Après une première saison saluée pour son audace, Mercredi revient sur Netflix avec un second chapitre très attendu. La série tente de renouveler son intrigue sans renier son identité, mais derrière l’accumulation de mystères et le soin esthétique, cette nouvelle salve d’épisodes révèle une ambition freinée.
Tout le monde la regarde. Les élèves de Nevermore la vénèrent. Le nouveau principal s’en méfie. Un harceleur anonyme l’épie dans l’ombre. Depuis qu’elle a sauvé l’Académie, Mercredi Addams, incarnée avec toujours autant de flegme par Jenna Ortega, est devenue une figure centrale de son monde. Star malgré elle, elle cristallise les attentes tout comme la série elle-même, de retour sur Netflix depuis le 6 août.
Pour ce début de second chapitre, le défi est de taille : maintenir le cap sans se répéter. La première saison avait frappé juste, avec un ton original, un univers gothique à mi-chemin entre le teen drama et le thriller surnaturel et une mise en scène burtonienne. Pour cette suite, l’effet de découverte s’est naturellement estompé, obligeant le cinéaste à injecter de nouveaux mystères pour relancer la machine. Avec plus ou moins d’équilibre.
Un millefeuille narratif plein de promesses
L’épisode inaugural prend soin de poser les jalons d’une intrigue dense. Plusieurs pistes s’entrelacent : l’arrivée de Pugsley (le petit frère) à Nevermore, la présence renforcée de la famille Addams – avec un père et une mère (joués par Luis Guzmán et Catherine Zeta-Jones) plus impliqués –, ou encore l’hostilité ambiguë du nouveau directeur, dont les intentions restent troubles.

Mais surtout, la tension monte lorsqu’un détective privé, puis l’ancien shérif Galpin (le père de Tyler), sont retrouvés morts, les yeux arrachés par des corbeaux – clin d’œil évident et appréciable à Hitchcock.
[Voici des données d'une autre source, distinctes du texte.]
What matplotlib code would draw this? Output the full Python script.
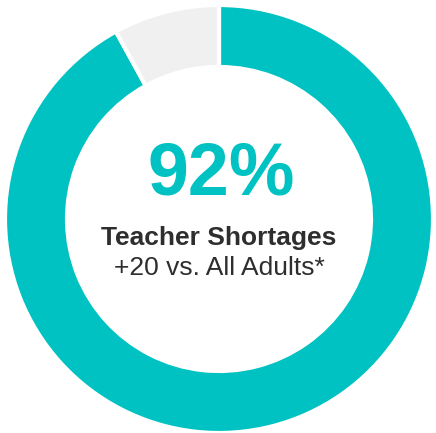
import matplotlib
matplotlib.use("Agg")
import matplotlib.pyplot as plt

labels = ["Teacher Shortages", "Other"]
values = [92, 8]
colors = ["#00C2C2", "#F0F0F0"]
headline = "92%"
title = "Teacher Shortages"
subtitle = "+20 vs. All Adults*"

W, H = 436, 433
fig = plt.figure(figsize=(W / 100, H / 100), dpi=100)
ax = fig.add_axes([0, 0, 1, 1])
ax.set_xlim(0, W)
ax.set_ylim(0, H)
ax.set_aspect("equal")
ax.axis("off")

cx, cy = 219, H - 219
ax.pie(values, colors=colors, startangle=90, counterclock=False,
       radius=214, center=(cx, cy),
       wedgeprops=dict(width=62, edgecolor="white", linewidth=3))
ax.set_xlim(0, W)
ax.set_ylim(0, H)

ff = ["Liberation Sans", "DejaVu Sans"]
ax.text(cx + 2, H - 175, headline, ha="center", va="center", fontsize=53,
        fontweight="bold", color=colors[0], family=ff)
ax.text(cx, H - 238, title, ha="center", va="center", fontsize=19,
        fontweight="bold", color="#2E2E2E", family=ff)
ax.text(cx, H - 268, subtitle, ha="center", va="center", fontsize=19,
        color="#2E2E2E", family=ff)

fig.savefig("out.png", dpi=100)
Une menace diffuse s’installe, sans que l’on en cerne immédiatement les contours.
Côté paranormal, Mercredi tente désormais de contrôler ses visions, douloureuses, mais révélatrices. Cette capacité, qu’elle apprend à canaliser, ajoute une couche de vulnérabilité à son personnage. Et comme toujours, elle ne manque pas de répondre aux situations les plus sombres avec des traits d’esprit cinglants : Ortega convainc à nouveau dans l’exercice du sarcasme et du mépris.
Fidèle, mais l’audace en moins
Visuellement, la série poursuit dans la même lignée. Teintes sombres, cadrages soignés et clins d’œil à l’univers de Burton s’invitent jusque dans quelques séquences animées, réussies, qui rappellent Les noces funèbres ou Frankenweenie.

Dans cette première moitié de saison, certains moments surnagent. On pense notamment à la confrontation entre Tyler et Mercredi dans le deuxième épisode, brève, mais intense, nourrie de ressentiment et de rancune. Un instant qui laisse entrevoir ce qu’aurait pu être la série si elle avait pleinement embrassé sa part d’ombre…

Car à force de multiplier les pistes, le show semble parfois hésiter sur la direction à suivre. L’intrigue du harceleur, par exemple, censée porter la tension principale, s’étiole rapidement, rejoignant les arcs secondaires plus ou moins consistants. Cette dispersion narrative donne le sentiment d’un récit qui cherche à contenter tous les registres, au risque de brouiller sa propre singularité.
Un potentiel freiné par la prudence
Et c’est peut-être là que réside la limite la plus flagrante de ce second chapitre : sa retenue. On nous avait promis un ton « plus sombre », mais cette noirceur annoncée reste superficielle. Encore une fois, Netflix préfère manifestement lisser les angles plutôt que de prendre le risque d’une véritable rupture de ton.

Le potentiel horrifique est esquissé, mais rarement assumé ; les idées visuellement fortes sont là, bien que souvent recyclées. Et malgré l’univers singulier que continue d’habiter Ortega, l’écriture paraît hésitante, comme prisonnière d’un cahier des charges.

En définitive, ces quatre premiers épisodes restent efficaces, agréables à suivre, portés par un rythme soutenu, un humour noir calibré et une réalisation soignée. Mais ce qui faisait le sel de la saison 1 – cette capacité à s’imposer comme un objet étrange, audacieux, résolument différent – semble s’éroder. La série, à l’image de son héroïne, est trop scrutée : cela pousse, parfois, à faire moins de vagues.